§ Records with drawing code
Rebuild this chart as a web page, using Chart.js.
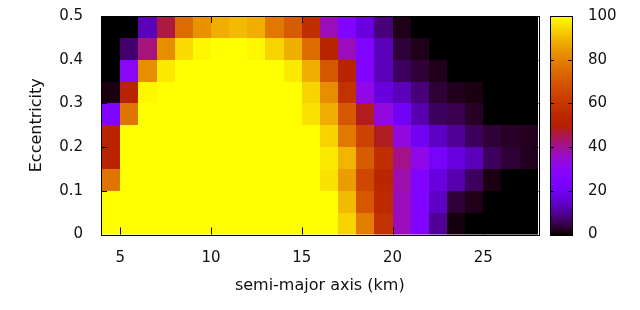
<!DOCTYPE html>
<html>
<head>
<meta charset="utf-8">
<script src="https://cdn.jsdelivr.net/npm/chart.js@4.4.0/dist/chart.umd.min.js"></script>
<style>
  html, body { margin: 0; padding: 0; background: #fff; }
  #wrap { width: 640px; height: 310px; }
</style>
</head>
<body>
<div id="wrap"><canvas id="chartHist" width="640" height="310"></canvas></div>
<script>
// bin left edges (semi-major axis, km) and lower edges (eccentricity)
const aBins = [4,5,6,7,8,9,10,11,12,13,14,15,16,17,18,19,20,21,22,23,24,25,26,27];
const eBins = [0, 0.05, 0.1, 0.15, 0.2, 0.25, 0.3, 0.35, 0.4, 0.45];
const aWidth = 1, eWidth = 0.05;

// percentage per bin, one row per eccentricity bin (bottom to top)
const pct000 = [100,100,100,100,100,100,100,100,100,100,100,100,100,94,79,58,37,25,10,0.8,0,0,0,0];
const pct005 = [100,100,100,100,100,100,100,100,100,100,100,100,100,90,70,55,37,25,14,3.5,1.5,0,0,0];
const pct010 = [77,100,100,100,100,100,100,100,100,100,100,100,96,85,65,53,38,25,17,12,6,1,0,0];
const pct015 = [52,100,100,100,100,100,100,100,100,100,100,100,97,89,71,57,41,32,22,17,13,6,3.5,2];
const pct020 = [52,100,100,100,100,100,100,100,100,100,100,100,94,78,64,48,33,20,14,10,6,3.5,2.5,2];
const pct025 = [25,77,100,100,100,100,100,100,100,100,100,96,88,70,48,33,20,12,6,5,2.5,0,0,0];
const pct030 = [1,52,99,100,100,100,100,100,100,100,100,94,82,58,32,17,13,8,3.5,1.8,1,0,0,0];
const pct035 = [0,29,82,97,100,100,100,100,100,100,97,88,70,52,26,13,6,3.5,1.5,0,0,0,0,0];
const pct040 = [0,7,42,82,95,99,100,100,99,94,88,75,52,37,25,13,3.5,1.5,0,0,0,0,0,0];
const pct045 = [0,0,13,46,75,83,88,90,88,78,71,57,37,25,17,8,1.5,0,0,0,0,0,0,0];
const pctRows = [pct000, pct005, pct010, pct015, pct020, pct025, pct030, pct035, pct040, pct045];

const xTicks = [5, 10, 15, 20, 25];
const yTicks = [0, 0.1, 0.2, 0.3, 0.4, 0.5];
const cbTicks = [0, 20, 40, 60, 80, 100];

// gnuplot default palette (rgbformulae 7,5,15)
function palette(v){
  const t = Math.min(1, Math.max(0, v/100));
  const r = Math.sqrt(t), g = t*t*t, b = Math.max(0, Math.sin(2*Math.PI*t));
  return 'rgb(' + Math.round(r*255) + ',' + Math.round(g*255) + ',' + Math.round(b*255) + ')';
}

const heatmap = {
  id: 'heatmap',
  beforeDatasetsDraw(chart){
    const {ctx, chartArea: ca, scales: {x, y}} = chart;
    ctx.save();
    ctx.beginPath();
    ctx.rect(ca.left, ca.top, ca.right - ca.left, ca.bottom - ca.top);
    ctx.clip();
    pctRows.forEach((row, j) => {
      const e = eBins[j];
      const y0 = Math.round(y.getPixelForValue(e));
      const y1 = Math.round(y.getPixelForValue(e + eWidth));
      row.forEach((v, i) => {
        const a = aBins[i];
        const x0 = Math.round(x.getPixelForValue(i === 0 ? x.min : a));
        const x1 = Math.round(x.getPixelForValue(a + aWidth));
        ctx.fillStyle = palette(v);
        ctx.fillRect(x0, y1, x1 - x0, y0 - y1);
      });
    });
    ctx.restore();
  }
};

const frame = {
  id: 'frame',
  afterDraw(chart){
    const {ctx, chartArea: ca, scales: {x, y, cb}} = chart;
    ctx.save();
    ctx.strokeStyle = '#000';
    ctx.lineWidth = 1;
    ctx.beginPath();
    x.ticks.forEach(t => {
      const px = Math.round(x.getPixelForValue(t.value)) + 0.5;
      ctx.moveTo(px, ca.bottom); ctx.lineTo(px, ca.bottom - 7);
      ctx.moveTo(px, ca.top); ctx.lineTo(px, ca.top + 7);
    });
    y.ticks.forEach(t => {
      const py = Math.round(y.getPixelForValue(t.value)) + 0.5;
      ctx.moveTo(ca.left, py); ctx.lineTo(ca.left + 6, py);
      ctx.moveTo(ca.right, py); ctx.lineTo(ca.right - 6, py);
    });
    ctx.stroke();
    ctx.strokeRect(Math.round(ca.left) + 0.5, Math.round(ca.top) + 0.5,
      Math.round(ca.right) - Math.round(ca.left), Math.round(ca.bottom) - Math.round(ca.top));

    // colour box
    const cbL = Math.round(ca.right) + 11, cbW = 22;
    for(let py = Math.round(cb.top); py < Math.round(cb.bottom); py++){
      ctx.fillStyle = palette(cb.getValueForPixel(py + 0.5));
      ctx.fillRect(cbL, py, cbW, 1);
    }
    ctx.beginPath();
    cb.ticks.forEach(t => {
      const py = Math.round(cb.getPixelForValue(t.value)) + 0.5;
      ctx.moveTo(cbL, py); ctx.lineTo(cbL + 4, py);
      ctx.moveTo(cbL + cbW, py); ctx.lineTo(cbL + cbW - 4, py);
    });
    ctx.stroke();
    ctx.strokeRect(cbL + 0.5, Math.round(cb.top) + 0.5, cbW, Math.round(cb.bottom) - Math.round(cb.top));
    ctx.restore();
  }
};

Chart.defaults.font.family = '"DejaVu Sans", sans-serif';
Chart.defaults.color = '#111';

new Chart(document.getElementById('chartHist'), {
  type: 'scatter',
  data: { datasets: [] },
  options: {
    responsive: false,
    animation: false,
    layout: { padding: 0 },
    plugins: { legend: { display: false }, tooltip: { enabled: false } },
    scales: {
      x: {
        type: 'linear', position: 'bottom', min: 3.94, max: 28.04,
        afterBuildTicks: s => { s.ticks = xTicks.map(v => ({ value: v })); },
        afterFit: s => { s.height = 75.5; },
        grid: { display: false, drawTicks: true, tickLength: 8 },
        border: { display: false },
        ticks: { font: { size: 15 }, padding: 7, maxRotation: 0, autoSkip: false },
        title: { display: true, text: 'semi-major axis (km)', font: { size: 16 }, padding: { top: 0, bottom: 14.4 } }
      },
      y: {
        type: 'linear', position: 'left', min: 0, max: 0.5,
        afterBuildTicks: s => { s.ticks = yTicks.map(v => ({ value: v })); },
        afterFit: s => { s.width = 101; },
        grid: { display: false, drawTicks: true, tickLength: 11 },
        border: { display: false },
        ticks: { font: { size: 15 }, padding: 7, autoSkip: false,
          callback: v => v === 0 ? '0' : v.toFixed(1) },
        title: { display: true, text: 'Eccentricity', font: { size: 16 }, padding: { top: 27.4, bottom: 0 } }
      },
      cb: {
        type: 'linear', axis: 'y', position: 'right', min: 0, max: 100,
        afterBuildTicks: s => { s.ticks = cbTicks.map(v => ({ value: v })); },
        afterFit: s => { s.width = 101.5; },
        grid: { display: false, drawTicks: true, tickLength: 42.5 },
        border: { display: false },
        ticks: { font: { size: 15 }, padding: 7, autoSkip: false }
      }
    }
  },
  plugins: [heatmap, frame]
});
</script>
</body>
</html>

---

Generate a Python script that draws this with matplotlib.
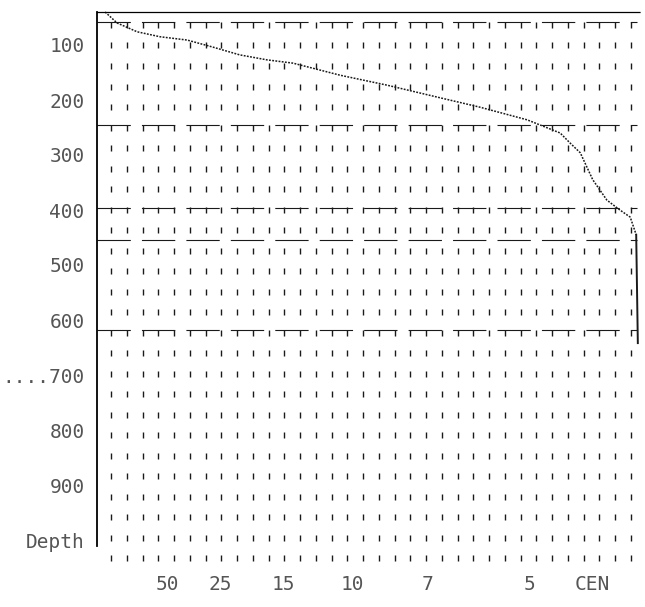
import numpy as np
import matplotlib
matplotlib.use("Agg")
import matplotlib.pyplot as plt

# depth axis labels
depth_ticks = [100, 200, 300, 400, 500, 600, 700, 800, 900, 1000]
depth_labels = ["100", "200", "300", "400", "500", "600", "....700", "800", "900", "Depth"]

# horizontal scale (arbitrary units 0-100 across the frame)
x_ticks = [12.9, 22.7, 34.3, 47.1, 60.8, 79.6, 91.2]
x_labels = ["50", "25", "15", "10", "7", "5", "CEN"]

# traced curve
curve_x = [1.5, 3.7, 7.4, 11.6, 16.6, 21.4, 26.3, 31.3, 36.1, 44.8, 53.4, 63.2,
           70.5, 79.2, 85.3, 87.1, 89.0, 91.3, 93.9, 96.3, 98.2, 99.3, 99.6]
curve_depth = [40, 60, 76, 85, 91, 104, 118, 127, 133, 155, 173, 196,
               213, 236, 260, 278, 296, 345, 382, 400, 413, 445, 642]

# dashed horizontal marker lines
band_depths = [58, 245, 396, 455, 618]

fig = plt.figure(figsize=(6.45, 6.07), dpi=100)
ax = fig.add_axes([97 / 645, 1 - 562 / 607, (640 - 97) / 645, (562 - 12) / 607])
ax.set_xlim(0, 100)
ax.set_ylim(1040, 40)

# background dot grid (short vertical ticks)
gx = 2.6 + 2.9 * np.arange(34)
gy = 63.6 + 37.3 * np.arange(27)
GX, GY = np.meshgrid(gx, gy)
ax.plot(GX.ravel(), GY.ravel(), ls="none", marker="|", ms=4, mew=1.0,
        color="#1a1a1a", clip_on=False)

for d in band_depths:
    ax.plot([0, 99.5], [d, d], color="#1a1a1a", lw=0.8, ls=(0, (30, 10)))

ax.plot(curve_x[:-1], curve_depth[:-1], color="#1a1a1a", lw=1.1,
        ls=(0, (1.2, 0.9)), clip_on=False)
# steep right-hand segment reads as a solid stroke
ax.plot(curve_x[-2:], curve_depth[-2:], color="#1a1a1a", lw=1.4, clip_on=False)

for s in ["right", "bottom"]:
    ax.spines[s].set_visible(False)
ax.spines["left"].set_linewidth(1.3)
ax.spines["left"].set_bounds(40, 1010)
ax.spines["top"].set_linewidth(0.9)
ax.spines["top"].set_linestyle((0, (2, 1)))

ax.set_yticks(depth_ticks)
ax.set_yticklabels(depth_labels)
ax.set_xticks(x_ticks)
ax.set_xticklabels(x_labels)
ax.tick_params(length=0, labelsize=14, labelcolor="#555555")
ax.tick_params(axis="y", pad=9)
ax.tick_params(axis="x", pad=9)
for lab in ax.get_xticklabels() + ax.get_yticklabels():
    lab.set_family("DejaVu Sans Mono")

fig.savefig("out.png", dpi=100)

§ What the task asks
Copy every single line of the material above that holds "matplotlib".

§ Final result
Generate a Python script that draws this with matplotlib.
import matplotlib
matplotlib.use("Agg")
import matplotlib.pyplot as plt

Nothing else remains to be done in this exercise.